## Exercise goal:
It is required that the lines from the top of the listing through the line with "(0,0) rectangle (724,552);" be reproduced exactly, excluding pictures.

## Data extract:
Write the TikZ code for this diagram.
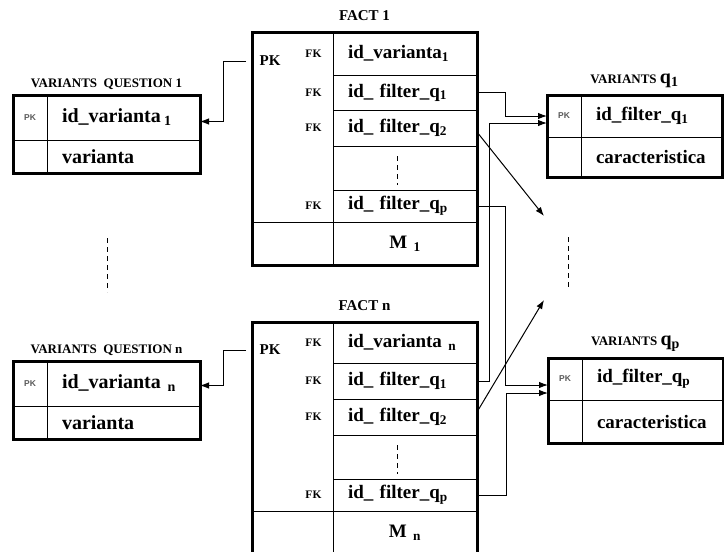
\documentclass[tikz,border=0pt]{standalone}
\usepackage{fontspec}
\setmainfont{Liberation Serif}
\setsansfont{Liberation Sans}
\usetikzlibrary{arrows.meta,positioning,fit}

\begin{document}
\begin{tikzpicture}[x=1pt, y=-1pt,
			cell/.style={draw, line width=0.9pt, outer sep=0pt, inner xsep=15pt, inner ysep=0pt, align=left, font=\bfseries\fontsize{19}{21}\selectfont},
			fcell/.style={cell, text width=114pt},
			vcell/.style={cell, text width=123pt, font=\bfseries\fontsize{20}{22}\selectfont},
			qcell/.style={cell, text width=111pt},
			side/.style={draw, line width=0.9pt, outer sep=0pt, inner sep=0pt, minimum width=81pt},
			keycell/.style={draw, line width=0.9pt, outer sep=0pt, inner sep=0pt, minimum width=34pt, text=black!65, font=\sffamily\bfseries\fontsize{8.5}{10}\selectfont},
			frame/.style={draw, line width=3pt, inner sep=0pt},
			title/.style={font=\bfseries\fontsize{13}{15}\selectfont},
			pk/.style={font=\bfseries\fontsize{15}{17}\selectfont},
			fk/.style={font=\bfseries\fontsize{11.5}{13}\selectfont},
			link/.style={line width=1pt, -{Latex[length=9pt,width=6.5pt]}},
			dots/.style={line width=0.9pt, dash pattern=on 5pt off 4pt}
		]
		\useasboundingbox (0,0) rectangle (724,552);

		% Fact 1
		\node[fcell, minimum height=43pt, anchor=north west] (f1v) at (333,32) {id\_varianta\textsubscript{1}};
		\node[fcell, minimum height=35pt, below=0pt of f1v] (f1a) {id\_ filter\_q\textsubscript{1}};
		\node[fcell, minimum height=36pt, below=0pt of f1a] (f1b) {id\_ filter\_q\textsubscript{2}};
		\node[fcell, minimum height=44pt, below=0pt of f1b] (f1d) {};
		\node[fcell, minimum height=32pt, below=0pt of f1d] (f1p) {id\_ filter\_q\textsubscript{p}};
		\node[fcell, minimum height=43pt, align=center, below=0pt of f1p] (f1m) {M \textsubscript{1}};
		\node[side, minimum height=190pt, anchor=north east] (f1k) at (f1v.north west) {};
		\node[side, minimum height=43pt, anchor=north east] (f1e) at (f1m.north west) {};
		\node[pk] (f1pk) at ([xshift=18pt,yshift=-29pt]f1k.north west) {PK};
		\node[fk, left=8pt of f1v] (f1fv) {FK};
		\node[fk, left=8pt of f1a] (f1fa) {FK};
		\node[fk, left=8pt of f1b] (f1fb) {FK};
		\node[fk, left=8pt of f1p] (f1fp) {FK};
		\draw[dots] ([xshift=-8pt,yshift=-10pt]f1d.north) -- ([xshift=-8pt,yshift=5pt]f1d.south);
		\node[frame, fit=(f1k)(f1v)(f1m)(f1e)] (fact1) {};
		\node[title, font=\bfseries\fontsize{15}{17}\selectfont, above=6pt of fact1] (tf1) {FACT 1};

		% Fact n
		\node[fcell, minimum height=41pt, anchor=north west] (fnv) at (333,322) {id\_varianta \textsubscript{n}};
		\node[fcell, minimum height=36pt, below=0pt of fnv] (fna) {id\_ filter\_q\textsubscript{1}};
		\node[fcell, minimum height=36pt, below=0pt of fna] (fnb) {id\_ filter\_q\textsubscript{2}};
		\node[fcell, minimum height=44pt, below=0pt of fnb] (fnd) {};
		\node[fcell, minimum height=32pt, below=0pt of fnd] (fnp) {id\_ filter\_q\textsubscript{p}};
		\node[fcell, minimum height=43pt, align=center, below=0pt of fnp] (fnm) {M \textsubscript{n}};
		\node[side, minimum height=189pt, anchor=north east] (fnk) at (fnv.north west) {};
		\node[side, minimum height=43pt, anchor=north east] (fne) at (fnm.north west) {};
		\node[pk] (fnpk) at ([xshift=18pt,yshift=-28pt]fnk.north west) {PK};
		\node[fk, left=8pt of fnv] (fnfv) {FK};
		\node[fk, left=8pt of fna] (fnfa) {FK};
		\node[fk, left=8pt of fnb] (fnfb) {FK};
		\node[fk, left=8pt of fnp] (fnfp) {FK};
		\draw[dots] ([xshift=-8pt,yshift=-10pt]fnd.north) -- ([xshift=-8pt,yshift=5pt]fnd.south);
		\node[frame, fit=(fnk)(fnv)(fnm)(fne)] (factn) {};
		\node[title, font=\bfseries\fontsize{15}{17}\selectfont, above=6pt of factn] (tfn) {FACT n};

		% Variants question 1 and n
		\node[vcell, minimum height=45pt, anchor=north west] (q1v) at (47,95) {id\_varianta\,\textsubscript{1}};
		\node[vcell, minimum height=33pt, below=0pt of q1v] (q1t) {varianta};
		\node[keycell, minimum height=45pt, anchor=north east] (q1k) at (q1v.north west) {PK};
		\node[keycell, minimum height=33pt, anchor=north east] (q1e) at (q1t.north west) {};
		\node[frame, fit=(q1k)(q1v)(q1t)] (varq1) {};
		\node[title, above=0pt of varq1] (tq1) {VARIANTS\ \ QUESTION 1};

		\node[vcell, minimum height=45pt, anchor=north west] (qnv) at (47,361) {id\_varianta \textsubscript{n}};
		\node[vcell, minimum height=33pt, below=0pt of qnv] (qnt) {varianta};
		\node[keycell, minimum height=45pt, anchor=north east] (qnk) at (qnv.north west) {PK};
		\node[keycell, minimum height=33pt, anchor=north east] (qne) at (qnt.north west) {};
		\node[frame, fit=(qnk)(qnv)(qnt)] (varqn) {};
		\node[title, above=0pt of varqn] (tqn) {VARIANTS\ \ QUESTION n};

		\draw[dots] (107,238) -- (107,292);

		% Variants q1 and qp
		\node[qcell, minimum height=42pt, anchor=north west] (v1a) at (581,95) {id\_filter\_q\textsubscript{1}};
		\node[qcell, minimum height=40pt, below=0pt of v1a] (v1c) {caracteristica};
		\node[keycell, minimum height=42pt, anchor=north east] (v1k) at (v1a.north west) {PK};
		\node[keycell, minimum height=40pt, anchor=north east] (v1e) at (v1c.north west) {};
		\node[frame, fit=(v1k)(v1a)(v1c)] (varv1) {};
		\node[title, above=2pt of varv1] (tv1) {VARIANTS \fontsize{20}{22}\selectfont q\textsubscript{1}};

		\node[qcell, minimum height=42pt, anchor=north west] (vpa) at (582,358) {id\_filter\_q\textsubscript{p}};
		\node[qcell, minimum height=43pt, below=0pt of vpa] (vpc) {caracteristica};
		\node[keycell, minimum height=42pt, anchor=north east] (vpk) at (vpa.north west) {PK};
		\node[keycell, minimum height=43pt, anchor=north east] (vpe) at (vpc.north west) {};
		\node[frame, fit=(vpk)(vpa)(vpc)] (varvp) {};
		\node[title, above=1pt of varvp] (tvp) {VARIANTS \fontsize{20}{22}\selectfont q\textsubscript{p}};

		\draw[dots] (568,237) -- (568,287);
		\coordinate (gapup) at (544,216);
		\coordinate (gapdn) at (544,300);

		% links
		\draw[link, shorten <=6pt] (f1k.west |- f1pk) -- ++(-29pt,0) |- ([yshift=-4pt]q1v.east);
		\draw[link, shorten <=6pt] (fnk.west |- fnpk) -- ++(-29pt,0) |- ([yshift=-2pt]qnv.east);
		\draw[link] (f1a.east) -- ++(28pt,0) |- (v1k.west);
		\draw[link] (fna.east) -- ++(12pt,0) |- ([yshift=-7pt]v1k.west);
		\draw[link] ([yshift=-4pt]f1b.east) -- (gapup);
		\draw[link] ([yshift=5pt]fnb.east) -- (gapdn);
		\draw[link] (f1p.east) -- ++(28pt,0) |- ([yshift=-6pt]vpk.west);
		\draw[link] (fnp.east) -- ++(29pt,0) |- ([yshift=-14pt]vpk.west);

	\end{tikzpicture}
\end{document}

## Exercise solution:
Write the TikZ code for this diagram.
\documentclass[tikz,border=0pt]{standalone}
\usepackage{fontspec}
\setmainfont{Liberation Serif}
\setsansfont{Liberation Sans}
\usetikzlibrary{arrows.meta,positioning,fit}

\begin{document}
\begin{tikzpicture}[x=1pt, y=-1pt,
			cell/.style={draw, line width=0.9pt, outer sep=0pt, inner xsep=15pt, inner ysep=0pt, align=left, font=\bfseries\fontsize{19}{21}\selectfont},
			fcell/.style={cell, text width=114pt},
			vcell/.style={cell, text width=123pt, font=\bfseries\fontsize{20}{22}\selectfont},
			qcell/.style={cell, text width=111pt},
			side/.style={draw, line width=0.9pt, outer sep=0pt, inner sep=0pt, minimum width=81pt},
			keycell/.style={draw, line width=0.9pt, outer sep=0pt, inner sep=0pt, minimum width=34pt, text=black!65, font=\sffamily\bfseries\fontsize{8.5}{10}\selectfont},
			frame/.style={draw, line width=3pt, inner sep=0pt},
			title/.style={font=\bfseries\fontsize{13}{15}\selectfont},
			pk/.style={font=\bfseries\fontsize{15}{17}\selectfont},
			fk/.style={font=\bfseries\fontsize{11.5}{13}\selectfont},
			link/.style={line width=1pt, -{Latex[length=9pt,width=6.5pt]}},
			dots/.style={line width=0.9pt, dash pattern=on 5pt off 4pt}
		]
		\useasboundingbox (0,0) rectangle (724,552);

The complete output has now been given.